#### [GIVEN INSTRUCTION]
Each line from the top of the listing through the one holding "const axisTitleY = 'GPM';" should be restated word for word, with nothing added and no pictures.

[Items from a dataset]
* * * * * * * * *
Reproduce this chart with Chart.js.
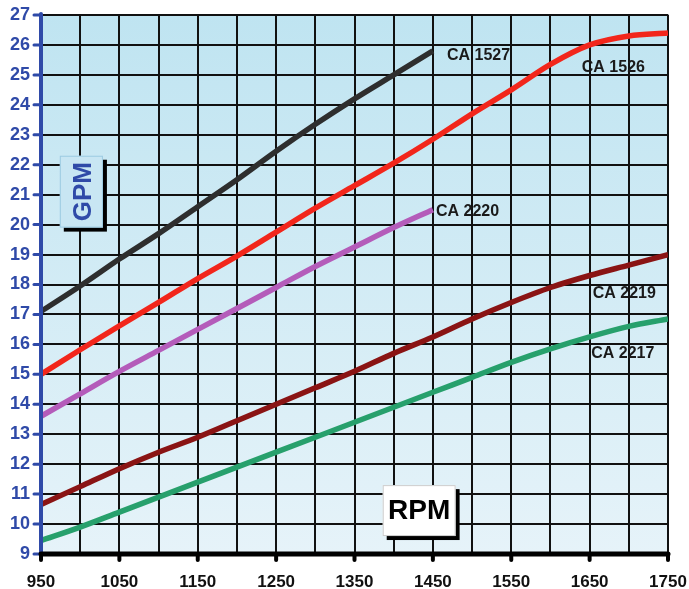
<!DOCTYPE html>
<html>
<head>
<meta charset="utf-8">
<script src="https://cdn.jsdelivr.net/npm/chart.js@4/dist/chart.umd.min.js"></script>
<style>
  html, body { margin: 0; padding: 0; background: #ffffff; }
  #wrap { width: 689px; height: 589px; position: relative; }
</style>
</head>
<body>
<div id="wrap"><canvas id="c" width="689" height="589"></canvas></div>
<script>
// RPM sample points (every 50)
const rpm = [950, 1000, 1050, 1100, 1150, 1200, 1250, 1300, 1350, 1400, 1450, 1500, 1550, 1600, 1650, 1700, 1750];
// GPM series
const ca1527 = [17.1, 17.95, 18.85, 19.7, 20.6, 21.5, 22.45, 23.35, 24.2, 25.0, 25.8];
const ca1526 = [15.0, 15.82, 16.62, 17.4, 18.2, 18.95, 19.75, 20.55, 21.3, 22.05, 22.85, 23.7, 24.5, 25.35, 26.0, 26.3, 26.4];
const ca2220 = [13.6, 14.35, 15.1, 15.8, 16.5, 17.2, 17.9, 18.6, 19.25, 19.9, 20.5];
const ca2219 = [10.65, 11.25, 11.85, 12.4, 12.9, 13.45, 14.0, 14.55, 15.1, 15.7, 16.25, 16.85, 17.4, 17.9, 18.3, 18.65, 19.0];
const ca2217 = [9.45, 9.9, 10.4, 10.9, 11.4, 11.9, 12.4, 12.9, 13.4, 13.9, 14.4, 14.9, 15.4, 15.85, 16.25, 16.6, 16.85];
const seriesNames = ['CA 1527', 'CA 1526', 'CA 2220', 'CA 2219', 'CA 2217'];
const seriesColors = ['#2e2e2e', '#f2261b', '#b45cba', '#8a1414', '#27a06c'];
// label anchor positions in data units [rpm, gpm]
const labelAnchors = [[1468, 25.66], [1640, 25.23], [1454, 20.45], [1654, 17.7], [1652, 15.7]];
const xTickLabels = [950, 1050, 1150, 1250, 1350, 1450, 1550, 1650, 1750];
const yMin = 9, yMax = 27;
const axisTitleX = 'RPM';
const axisTitleY = 'GPM';

const allSeries = [ca1527, ca1526, ca2220, ca2219, ca2217];
const datasets = allSeries.map((s, i) => ({
  label: seriesNames[i],
  data: s.map((v, j) => ({ x: rpm[j], y: v })),
  borderColor: seriesColors[i],
  borderWidth: 5.5,
  pointRadius: 0,
  tension: 0.35,
  cubicInterpolationMode: 'monotone',
  fill: false,
  borderCapStyle: 'butt'
}));

const bgPlugin = {
  id: 'bg',
  beforeDraw(chart) {
    const { ctx, chartArea: a } = chart;
    const g = ctx.createLinearGradient(0, a.top, 0, a.bottom);
    g.addColorStop(0, '#bfe4f1');
    g.addColorStop(1, '#e6f3f9');
    ctx.save();
    ctx.fillStyle = g;
    ctx.fillRect(a.left, a.top, a.right - a.left, a.bottom - a.top);
    ctx.strokeStyle = '#7a7a7a';
    ctx.lineWidth = 1.5;
    ctx.beginPath();
    ctx.moveTo(a.left, a.top);
    ctx.lineTo(a.right, a.top);
    ctx.lineTo(a.right, a.bottom);
    ctx.stroke();
    ctx.restore();
  }
};

const decoPlugin = {
  id: 'deco',
  afterDraw(chart) {
    const { ctx, chartArea: a } = chart;
    const xs = chart.scales.x, ys = chart.scales.y;
    ctx.save();
    // axis lines
    ctx.lineCap = 'round';
    ctx.strokeStyle = '#2f4aa8';
    ctx.lineWidth = 4;
    ctx.beginPath();
    ctx.moveTo(a.left, a.top - 1);
    ctx.lineTo(a.left, a.bottom);
    ctx.stroke();
    ctx.lineWidth = 3;
    for (let v = yMin; v <= yMax; v++) {
      const y = ys.getPixelForValue(v);
      ctx.beginPath();
      ctx.moveTo(a.left - 7, y);
      ctx.lineTo(a.left, y);
      ctx.stroke();
    }
    ctx.strokeStyle = '#000000';
    ctx.lineWidth = 5;
    ctx.beginPath();
    ctx.moveTo(a.left, a.bottom);
    ctx.lineTo(a.right, a.bottom);
    ctx.stroke();
    ctx.lineWidth = 4;
    xTickLabels.forEach(v => {
      const x = xs.getPixelForValue(v);
      ctx.beginPath();
      ctx.moveTo(x, a.bottom);
      ctx.lineTo(x, a.bottom + 6);
      ctx.stroke();
    });

    // series labels
    ctx.font = 'bold 16px "Liberation Sans", Arial, sans-serif';
    ctx.fillStyle = '#1a1a1a';
    ctx.textBaseline = 'middle';
    ctx.textAlign = 'left';
    seriesNames.forEach((n, i) => {
      ctx.fillText(n, xs.getPixelForValue(labelAnchors[i][0]), ys.getPixelForValue(labelAnchors[i][1]));
    });

    // GPM box
    const gx0 = xs.getPixelForValue(974), gx1 = xs.getPixelForValue(1029);
    const gy0 = ys.getPixelForValue(22.3), gy1 = ys.getPixelForValue(19.9);
    ctx.fillStyle = '#000';
    ctx.fillRect(gx0 + 4, gy0 + 4, gx1 - gx0, gy1 - gy0);
    ctx.fillStyle = '#c8e6f3';
    ctx.fillRect(gx0, gy0, gx1 - gx0, gy1 - gy0);
    ctx.strokeStyle = '#9ccbe2';
    ctx.lineWidth = 1;
    ctx.strokeRect(gx0 + 0.5, gy0 + 0.5, gx1 - gx0 - 1, gy1 - gy0 - 1);
    ctx.save();
    ctx.translate((gx0 + gx1) / 2 + 1, (gy0 + gy1) / 2);
    ctx.rotate(-Math.PI / 2);
    ctx.fillStyle = '#2f4aa8';
    ctx.font = 'bold 26px "Liberation Sans", Arial, sans-serif';
    ctx.textAlign = 'center';
    ctx.textBaseline = 'middle';
    ctx.fillText(axisTitleY, 0, 1);
    ctx.restore();

    // RPM box
    const rx0 = xs.getPixelForValue(1386), rx1 = xs.getPixelForValue(1479);
    const ry0 = ys.getPixelForValue(11.3), ry1 = ys.getPixelForValue(9.6);
    ctx.fillStyle = '#000';
    ctx.fillRect(rx0 + 4, ry0 + 4, rx1 - rx0, ry1 - ry0);
    ctx.fillStyle = '#ffffff';
    ctx.fillRect(rx0, ry0, rx1 - rx0, ry1 - ry0);
    ctx.strokeStyle = '#cccccc';
    ctx.strokeRect(rx0 + 0.5, ry0 + 0.5, rx1 - rx0 - 1, ry1 - ry0 - 1);
    ctx.fillStyle = '#000';
    ctx.font = 'bold 28px "Liberation Sans", Arial, sans-serif';
    ctx.textAlign = 'center';
    ctx.textBaseline = 'middle';
    ctx.fillText(axisTitleX, (rx0 + rx1) / 2, (ry0 + ry1) / 2 + 1);
    ctx.restore();
  }
};

new Chart(document.getElementById('c'), {
  type: 'line',
  data: { datasets },
  options: {
    responsive: false,
    animation: false,
    devicePixelRatio: 1,
    layout: { padding: { top: 15, right: 21, left: 0, bottom: 0 } },
    plugins: { legend: { display: false }, tooltip: { enabled: false } },
    scales: {
      x: {
        type: 'linear',
        min: 950, max: 1750,
        afterFit(s) { s.height = 35; s.paddingLeft = 0; s.paddingRight = 0; },
        afterBuildTicks(s) {
          const t = [];
          for (let v = 950; v <= 1750; v += 50) t.push({ value: v });
          s.ticks = t;
        },
        ticks: {
          autoSkip: false,
          maxRotation: 0,
          padding: 18,
          color: '#111',
          font: { family: '"Liberation Sans", Arial, sans-serif', size: 17, weight: 'bold' },
          callback: v => xTickLabels.includes(v) ? String(v) : ''
        },
        grid: { color: '#111', lineWidth: 2, drawTicks: false },
        border: { display: false }
      },
      y: {
        min: yMin, max: yMax,
        afterFit(s) { s.width = 41; s.paddingTop = 0; s.paddingBottom = 0; },
        ticks: {
          stepSize: 1,
          padding: 11,
          color: '#2f4aa8',
          font: { family: '"Liberation Sans", Arial, sans-serif', size: 18, weight: 'bold' }
        },
        grid: { color: '#111', lineWidth: 2, drawTicks: false },
        border: { display: false }
      }
    }
  },
  plugins: [bgPlugin, decoPlugin]
});
</script>
</body>
</html>
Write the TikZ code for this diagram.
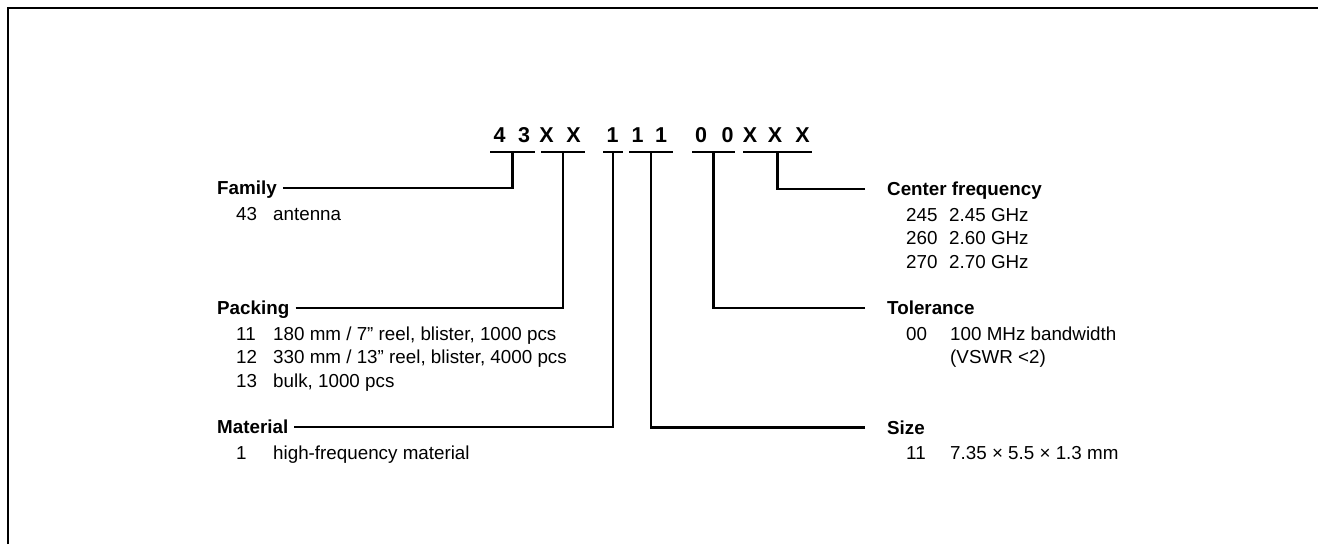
* * * * * * * * *
#### [RESPONSE TO THE TASK]
Reproduce this chart with Chart.js.
<!DOCTYPE html>
<html>
<head>
<meta charset="utf-8">
<script src="https://cdn.jsdelivr.net/npm/chart.js@4/dist/chart.umd.min.js"></script>
<style>
  html, body { margin: 0; padding: 0; background: #ffffff; }
  #wrap { width: 689px; height: 589px; position: relative; }
</style>
</head>
<body>
<div id="wrap"><canvas id="c" width="689" height="589"></canvas></div>
<script>
// RPM sample points (every 50)
const rpm = [950, 1000, 1050, 1100, 1150, 1200, 1250, 1300, 1350, 1400, 1450, 1500, 1550, 1600, 1650, 1700, 1750];
// GPM series
const ca1527 = [17.1, 17.95, 18.85, 19.7, 20.6, 21.5, 22.45, 23.35, 24.2, 25.0, 25.8];
const ca1526 = [15.0, 15.82, 16.62, 17.4, 18.2, 18.95, 19.75, 20.55, 21.3, 22.05, 22.85, 23.7, 24.5, 25.35, 26.0, 26.3, 26.4];
const ca2220 = [13.6, 14.35, 15.1, 15.8, 16.5, 17.2, 17.9, 18.6, 19.25, 19.9, 20.5];
const ca2219 = [10.65, 11.25, 11.85, 12.4, 12.9, 13.45, 14.0, 14.55, 15.1, 15.7, 16.25, 16.85, 17.4, 17.9, 18.3, 18.65, 19.0];
const ca2217 = [9.45, 9.9, 10.4, 10.9, 11.4, 11.9, 12.4, 12.9, 13.4, 13.9, 14.4, 14.9, 15.4, 15.85, 16.25, 16.6, 16.85];
const seriesNames = ['CA 1527', 'CA 1526', 'CA 2220', 'CA 2219', 'CA 2217'];
const seriesColors = ['#2e2e2e', '#f2261b', '#b45cba', '#8a1414', '#27a06c'];
// label anchor positions in data units [rpm, gpm]
const labelAnchors = [[1468, 25.66], [1640, 25.23], [1454, 20.45], [1654, 17.7], [1652, 15.7]];
const xTickLabels = [950, 1050, 1150, 1250, 1350, 1450, 1550, 1650, 1750];
const yMin = 9, yMax = 27;
const axisTitleX = 'RPM';
const axisTitleY = 'GPM';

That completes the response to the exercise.